(What is asked): Copy out the data below as written; omit any images.

(Data extract):
···
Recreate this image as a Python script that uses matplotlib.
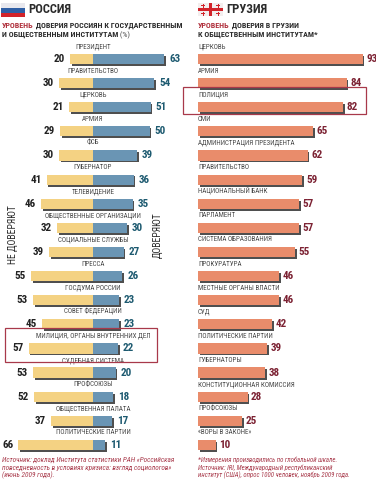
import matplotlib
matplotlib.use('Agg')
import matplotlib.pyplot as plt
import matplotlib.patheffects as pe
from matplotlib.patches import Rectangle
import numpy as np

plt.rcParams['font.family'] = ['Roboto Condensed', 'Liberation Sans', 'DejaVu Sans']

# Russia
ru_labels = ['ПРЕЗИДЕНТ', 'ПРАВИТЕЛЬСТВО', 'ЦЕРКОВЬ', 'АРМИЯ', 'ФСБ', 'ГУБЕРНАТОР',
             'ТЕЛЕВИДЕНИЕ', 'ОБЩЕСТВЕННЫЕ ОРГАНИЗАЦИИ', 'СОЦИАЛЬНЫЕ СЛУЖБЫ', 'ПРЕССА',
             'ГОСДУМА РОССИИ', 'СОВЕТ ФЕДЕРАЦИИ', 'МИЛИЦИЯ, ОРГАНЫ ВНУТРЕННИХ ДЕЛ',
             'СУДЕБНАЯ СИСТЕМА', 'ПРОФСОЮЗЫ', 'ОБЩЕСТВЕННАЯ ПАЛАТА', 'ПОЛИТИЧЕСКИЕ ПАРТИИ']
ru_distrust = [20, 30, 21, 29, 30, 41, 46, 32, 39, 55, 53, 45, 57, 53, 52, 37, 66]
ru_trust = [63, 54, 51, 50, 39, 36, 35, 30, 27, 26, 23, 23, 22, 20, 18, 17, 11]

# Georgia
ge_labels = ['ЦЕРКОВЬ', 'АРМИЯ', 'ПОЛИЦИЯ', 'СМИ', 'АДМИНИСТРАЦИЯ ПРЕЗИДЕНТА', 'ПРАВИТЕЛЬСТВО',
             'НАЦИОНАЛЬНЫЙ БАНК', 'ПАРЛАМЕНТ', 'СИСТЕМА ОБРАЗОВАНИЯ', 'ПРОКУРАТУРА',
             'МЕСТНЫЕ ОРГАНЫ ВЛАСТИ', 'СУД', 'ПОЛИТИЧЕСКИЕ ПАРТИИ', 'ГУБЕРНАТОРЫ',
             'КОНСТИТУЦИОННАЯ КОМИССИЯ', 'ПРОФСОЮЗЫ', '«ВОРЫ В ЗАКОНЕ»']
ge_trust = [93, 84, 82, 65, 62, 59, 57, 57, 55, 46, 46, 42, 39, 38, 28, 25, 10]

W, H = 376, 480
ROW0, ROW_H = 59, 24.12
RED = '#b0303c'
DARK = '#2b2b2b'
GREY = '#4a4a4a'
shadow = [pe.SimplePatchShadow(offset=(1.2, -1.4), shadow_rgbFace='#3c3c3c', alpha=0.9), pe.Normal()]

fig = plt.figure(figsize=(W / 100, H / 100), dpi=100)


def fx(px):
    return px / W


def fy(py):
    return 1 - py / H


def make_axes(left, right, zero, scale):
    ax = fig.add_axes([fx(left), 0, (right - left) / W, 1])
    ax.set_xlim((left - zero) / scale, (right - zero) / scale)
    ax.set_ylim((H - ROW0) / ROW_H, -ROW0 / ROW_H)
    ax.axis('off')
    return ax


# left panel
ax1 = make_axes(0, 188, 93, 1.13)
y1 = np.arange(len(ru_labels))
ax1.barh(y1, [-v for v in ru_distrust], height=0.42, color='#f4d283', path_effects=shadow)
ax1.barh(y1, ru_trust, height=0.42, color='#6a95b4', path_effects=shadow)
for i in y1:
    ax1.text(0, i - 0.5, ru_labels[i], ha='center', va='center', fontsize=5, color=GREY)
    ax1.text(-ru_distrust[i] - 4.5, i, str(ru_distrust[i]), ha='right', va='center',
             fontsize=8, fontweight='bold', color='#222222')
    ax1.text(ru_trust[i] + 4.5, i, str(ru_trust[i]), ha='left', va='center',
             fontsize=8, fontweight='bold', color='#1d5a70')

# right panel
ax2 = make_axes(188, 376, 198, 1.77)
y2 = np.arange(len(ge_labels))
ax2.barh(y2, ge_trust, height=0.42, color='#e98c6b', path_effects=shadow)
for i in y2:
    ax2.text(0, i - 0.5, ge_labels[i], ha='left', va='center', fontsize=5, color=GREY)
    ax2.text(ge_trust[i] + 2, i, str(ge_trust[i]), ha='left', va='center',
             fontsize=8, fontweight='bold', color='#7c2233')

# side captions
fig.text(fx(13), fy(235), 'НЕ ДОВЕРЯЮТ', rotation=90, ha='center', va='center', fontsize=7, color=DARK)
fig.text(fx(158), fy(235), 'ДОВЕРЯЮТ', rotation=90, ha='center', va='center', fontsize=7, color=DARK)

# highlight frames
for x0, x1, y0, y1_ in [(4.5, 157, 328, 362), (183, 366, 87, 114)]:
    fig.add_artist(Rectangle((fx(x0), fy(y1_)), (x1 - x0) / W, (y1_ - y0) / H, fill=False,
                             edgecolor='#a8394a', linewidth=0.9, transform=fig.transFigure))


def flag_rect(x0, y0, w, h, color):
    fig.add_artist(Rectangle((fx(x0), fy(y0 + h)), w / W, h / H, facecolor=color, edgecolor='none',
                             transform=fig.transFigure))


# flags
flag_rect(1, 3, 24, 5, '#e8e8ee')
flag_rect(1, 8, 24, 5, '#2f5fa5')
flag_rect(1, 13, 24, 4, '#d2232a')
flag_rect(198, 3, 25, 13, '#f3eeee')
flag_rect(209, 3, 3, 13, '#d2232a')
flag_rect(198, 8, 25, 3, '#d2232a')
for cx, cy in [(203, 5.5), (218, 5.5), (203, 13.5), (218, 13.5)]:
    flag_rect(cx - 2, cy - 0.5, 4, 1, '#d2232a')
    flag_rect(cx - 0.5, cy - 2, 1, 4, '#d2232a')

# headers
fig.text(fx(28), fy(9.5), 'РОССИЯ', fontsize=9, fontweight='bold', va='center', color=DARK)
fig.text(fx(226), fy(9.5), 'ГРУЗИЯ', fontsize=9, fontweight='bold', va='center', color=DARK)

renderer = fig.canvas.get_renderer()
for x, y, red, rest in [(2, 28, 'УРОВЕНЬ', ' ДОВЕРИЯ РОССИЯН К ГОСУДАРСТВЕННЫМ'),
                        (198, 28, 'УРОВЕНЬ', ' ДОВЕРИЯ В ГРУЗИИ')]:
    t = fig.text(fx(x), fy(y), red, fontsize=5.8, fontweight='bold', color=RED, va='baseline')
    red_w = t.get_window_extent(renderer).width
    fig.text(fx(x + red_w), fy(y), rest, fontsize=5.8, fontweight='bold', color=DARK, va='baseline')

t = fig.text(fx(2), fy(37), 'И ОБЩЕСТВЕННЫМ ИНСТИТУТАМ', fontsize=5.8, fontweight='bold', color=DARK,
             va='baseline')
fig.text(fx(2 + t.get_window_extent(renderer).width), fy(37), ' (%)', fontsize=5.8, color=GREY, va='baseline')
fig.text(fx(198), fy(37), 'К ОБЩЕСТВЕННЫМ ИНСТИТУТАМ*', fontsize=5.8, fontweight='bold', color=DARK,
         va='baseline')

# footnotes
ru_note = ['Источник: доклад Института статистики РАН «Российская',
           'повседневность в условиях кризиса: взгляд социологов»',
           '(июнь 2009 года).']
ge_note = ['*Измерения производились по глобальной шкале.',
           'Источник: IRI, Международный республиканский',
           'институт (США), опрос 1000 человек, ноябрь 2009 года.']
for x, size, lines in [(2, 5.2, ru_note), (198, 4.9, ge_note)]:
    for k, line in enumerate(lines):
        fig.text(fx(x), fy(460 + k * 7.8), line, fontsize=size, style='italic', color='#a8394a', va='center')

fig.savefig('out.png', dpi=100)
···
(Solution below):
Recreate this image as a Python script that uses matplotlib.
import matplotlib
matplotlib.use('Agg')
import matplotlib.pyplot as plt
import matplotlib.patheffects as pe
from matplotlib.patches import Rectangle
import numpy as np

plt.rcParams['font.family'] = ['Roboto Condensed', 'Liberation Sans', 'DejaVu Sans']

# Russia
ru_labels = ['ПРЕЗИДЕНТ', 'ПРАВИТЕЛЬСТВО', 'ЦЕРКОВЬ', 'АРМИЯ', 'ФСБ', 'ГУБЕРНАТОР',
             'ТЕЛЕВИДЕНИЕ', 'ОБЩЕСТВЕННЫЕ ОРГАНИЗАЦИИ', 'СОЦИАЛЬНЫЕ СЛУЖБЫ', 'ПРЕССА',
             'ГОСДУМА РОССИИ', 'СОВЕТ ФЕДЕРАЦИИ', 'МИЛИЦИЯ, ОРГАНЫ ВНУТРЕННИХ ДЕЛ',
             'СУДЕБНАЯ СИСТЕМА', 'ПРОФСОЮЗЫ', 'ОБЩЕСТВЕННАЯ ПАЛАТА', 'ПОЛИТИЧЕСКИЕ ПАРТИИ']
ru_distrust = [20, 30, 21, 29, 30, 41, 46, 32, 39, 55, 53, 45, 57, 53, 52, 37, 66]
ru_trust = [63, 54, 51, 50, 39, 36, 35, 30, 27, 26, 23, 23, 22, 20, 18, 17, 11]

# Georgia
ge_labels = ['ЦЕРКОВЬ', 'АРМИЯ', 'ПОЛИЦИЯ', 'СМИ', 'АДМИНИСТРАЦИЯ ПРЕЗИДЕНТА', 'ПРАВИТЕЛЬСТВО',
             'НАЦИОНАЛЬНЫЙ БАНК', 'ПАРЛАМЕНТ', 'СИСТЕМА ОБРАЗОВАНИЯ', 'ПРОКУРАТУРА',
             'МЕСТНЫЕ ОРГАНЫ ВЛАСТИ', 'СУД', 'ПОЛИТИЧЕСКИЕ ПАРТИИ', 'ГУБЕРНАТОРЫ',
             'КОНСТИТУЦИОННАЯ КОМИССИЯ', 'ПРОФСОЮЗЫ', '«ВОРЫ В ЗАКОНЕ»']
ge_trust = [93, 84, 82, 65, 62, 59, 57, 57, 55, 46, 46, 42, 39, 38, 28, 25, 10]

W, H = 376, 480
ROW0, ROW_H = 59, 24.12
RED = '#b0303c'
DARK = '#2b2b2b'
GREY = '#4a4a4a'
shadow = [pe.SimplePatchShadow(offset=(1.2, -1.4), shadow_rgbFace='#3c3c3c', alpha=0.9), pe.Normal()]

fig = plt.figure(figsize=(W / 100, H / 100), dpi=100)


def fx(px):
    return px / W


def fy(py):
    return 1 - py / H


def make_axes(left, right, zero, scale):
    ax = fig.add_axes([fx(left), 0, (right - left) / W, 1])
    ax.set_xlim((left - zero) / scale, (right - zero) / scale)
    ax.set_ylim((H - ROW0) / ROW_H, -ROW0 / ROW_H)
    ax.axis('off')
    return ax


# left panel
ax1 = make_axes(0, 188, 93, 1.13)
y1 = np.arange(len(ru_labels))
ax1.barh(y1, [-v for v in ru_distrust], height=0.42, color='#f4d283', path_effects=shadow)
ax1.barh(y1, ru_trust, height=0.42, color='#6a95b4', path_effects=shadow)
for i in y1:
    ax1.text(0, i - 0.5, ru_labels[i], ha='center', va='center', fontsize=5, color=GREY)
    ax1.text(-ru_distrust[i] - 4.5, i, str(ru_distrust[i]), ha='right', va='center',
             fontsize=8, fontweight='bold', color='#222222')
    ax1.text(ru_trust[i] + 4.5, i, str(ru_trust[i]), ha='left', va='center',
             fontsize=8, fontweight='bold', color='#1d5a70')

# right panel
ax2 = make_axes(188, 376, 198, 1.77)
y2 = np.arange(len(ge_labels))
ax2.barh(y2, ge_trust, height=0.42, color='#e98c6b', path_effects=shadow)
for i in y2:
    ax2.text(0, i - 0.5, ge_labels[i], ha='left', va='center', fontsize=5, color=GREY)
    ax2.text(ge_trust[i] + 2, i, str(ge_trust[i]), ha='left', va='center',
             fontsize=8, fontweight='bold', color='#7c2233')

# side captions
fig.text(fx(13), fy(235), 'НЕ ДОВЕРЯЮТ', rotation=90, ha='center', va='center', fontsize=7, color=DARK)
fig.text(fx(158), fy(235), 'ДОВЕРЯЮТ', rotation=90, ha='center', va='center', fontsize=7, color=DARK)

# highlight frames
for x0, x1, y0, y1_ in [(4.5, 157, 328, 362), (183, 366, 87, 114)]:
    fig.add_artist(Rectangle((fx(x0), fy(y1_)), (x1 - x0) / W, (y1_ - y0) / H, fill=False,
                             edgecolor='#a8394a', linewidth=0.9, transform=fig.transFigure))


def flag_rect(x0, y0, w, h, color):
    fig.add_artist(Rectangle((fx(x0), fy(y0 + h)), w / W, h / H, facecolor=color, edgecolor='none',
                             transform=fig.transFigure))


# flags
flag_rect(1, 3, 24, 5, '#e8e8ee')
flag_rect(1, 8, 24, 5, '#2f5fa5')
flag_rect(1, 13, 24, 4, '#d2232a')
flag_rect(198, 3, 25, 13, '#f3eeee')
flag_rect(209, 3, 3, 13, '#d2232a')
flag_rect(198, 8, 25, 3, '#d2232a')
for cx, cy in [(203, 5.5), (218, 5.5), (203, 13.5), (218, 13.5)]:
    flag_rect(cx - 2, cy - 0.5, 4, 1, '#d2232a')
    flag_rect(cx - 0.5, cy - 2, 1, 4, '#d2232a')

# headers
fig.text(fx(28), fy(9.5), 'РОССИЯ', fontsize=9, fontweight='bold', va='center', color=DARK)
fig.text(fx(226), fy(9.5), 'ГРУЗИЯ', fontsize=9, fontweight='bold', va='center', color=DARK)

renderer = fig.canvas.get_renderer()
for x, y, red, rest in [(2, 28, 'УРОВЕНЬ', ' ДОВЕРИЯ РОССИЯН К ГОСУДАРСТВЕННЫМ'),
                        (198, 28, 'УРОВЕНЬ', ' ДОВЕРИЯ В ГРУЗИИ')]:
    t = fig.text(fx(x), fy(y), red, fontsize=5.8, fontweight='bold', color=RED, va='baseline')
    red_w = t.get_window_extent(renderer).width
    fig.text(fx(x + red_w), fy(y), rest, fontsize=5.8, fontweight='bold', color=DARK, va='baseline')

t = fig.text(fx(2), fy(37), 'И ОБЩЕСТВЕННЫМ ИНСТИТУТАМ', fontsize=5.8, fontweight='bold', color=DARK,
             va='baseline')
fig.text(fx(2 + t.get_window_extent(renderer).width), fy(37), ' (%)', fontsize=5.8, color=GREY, va='baseline')
fig.text(fx(198), fy(37), 'К ОБЩЕСТВЕННЫМ ИНСТИТУТАМ*', fontsize=5.8, fontweight='bold', color=DARK,
         va='baseline')

# footnotes
ru_note = ['Источник: доклад Института статистики РАН «Российская',
           'повседневность в условиях кризиса: взгляд социологов»',
           '(июнь 2009 года).']
ge_note = ['*Измерения производились по глобальной шкале.',
           'Источник: IRI, Международный республиканский',
           'институт (США), опрос 1000 человек, ноябрь 2009 года.']
for x, size, lines in [(2, 5.2, ru_note), (198, 4.9, ge_note)]:
    for k, line in enumerate(lines):
        fig.text(fx(x), fy(460 + k * 7.8), line, fontsize=size, style='italic', color='#a8394a', va='center')

fig.savefig('out.png', dpi=100)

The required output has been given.